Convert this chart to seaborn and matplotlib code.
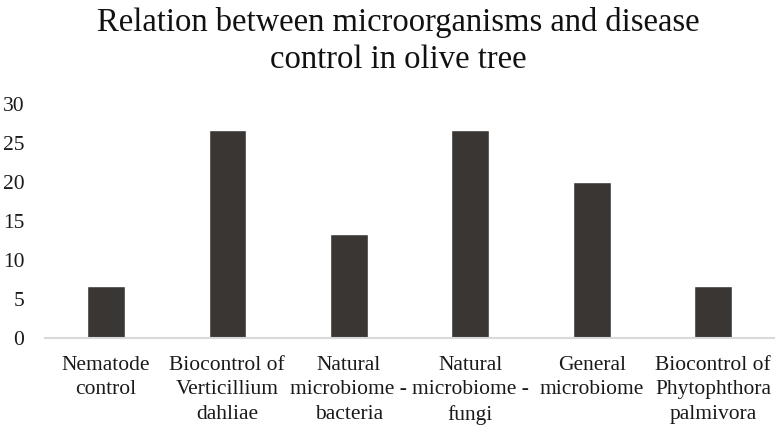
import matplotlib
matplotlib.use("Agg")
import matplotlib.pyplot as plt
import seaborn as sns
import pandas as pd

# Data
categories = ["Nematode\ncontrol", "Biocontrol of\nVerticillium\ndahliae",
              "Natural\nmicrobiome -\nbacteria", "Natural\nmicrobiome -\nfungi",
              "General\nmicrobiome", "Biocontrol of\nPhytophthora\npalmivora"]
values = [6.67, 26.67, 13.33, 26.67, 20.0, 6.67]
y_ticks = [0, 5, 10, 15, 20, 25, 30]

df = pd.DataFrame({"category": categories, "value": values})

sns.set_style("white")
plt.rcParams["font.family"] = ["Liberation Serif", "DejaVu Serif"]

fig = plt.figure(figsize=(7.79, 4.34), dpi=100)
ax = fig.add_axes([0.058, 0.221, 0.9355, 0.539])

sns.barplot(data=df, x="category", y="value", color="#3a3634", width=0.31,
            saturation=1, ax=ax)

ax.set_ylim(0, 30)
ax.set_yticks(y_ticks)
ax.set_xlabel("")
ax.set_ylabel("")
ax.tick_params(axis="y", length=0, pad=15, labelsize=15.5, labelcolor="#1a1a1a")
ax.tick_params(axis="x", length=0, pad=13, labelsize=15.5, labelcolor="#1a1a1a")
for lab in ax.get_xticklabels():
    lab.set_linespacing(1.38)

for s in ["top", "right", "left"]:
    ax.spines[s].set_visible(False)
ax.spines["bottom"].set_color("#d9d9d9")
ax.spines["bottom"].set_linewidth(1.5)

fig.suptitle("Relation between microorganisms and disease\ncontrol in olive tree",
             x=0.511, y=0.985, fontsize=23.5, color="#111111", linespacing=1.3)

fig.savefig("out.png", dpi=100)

__REQUIRED TASK__. Tell how many lines in the material above include the word "seaborn", giving the number only.

__EXERCISE RESULT__. 2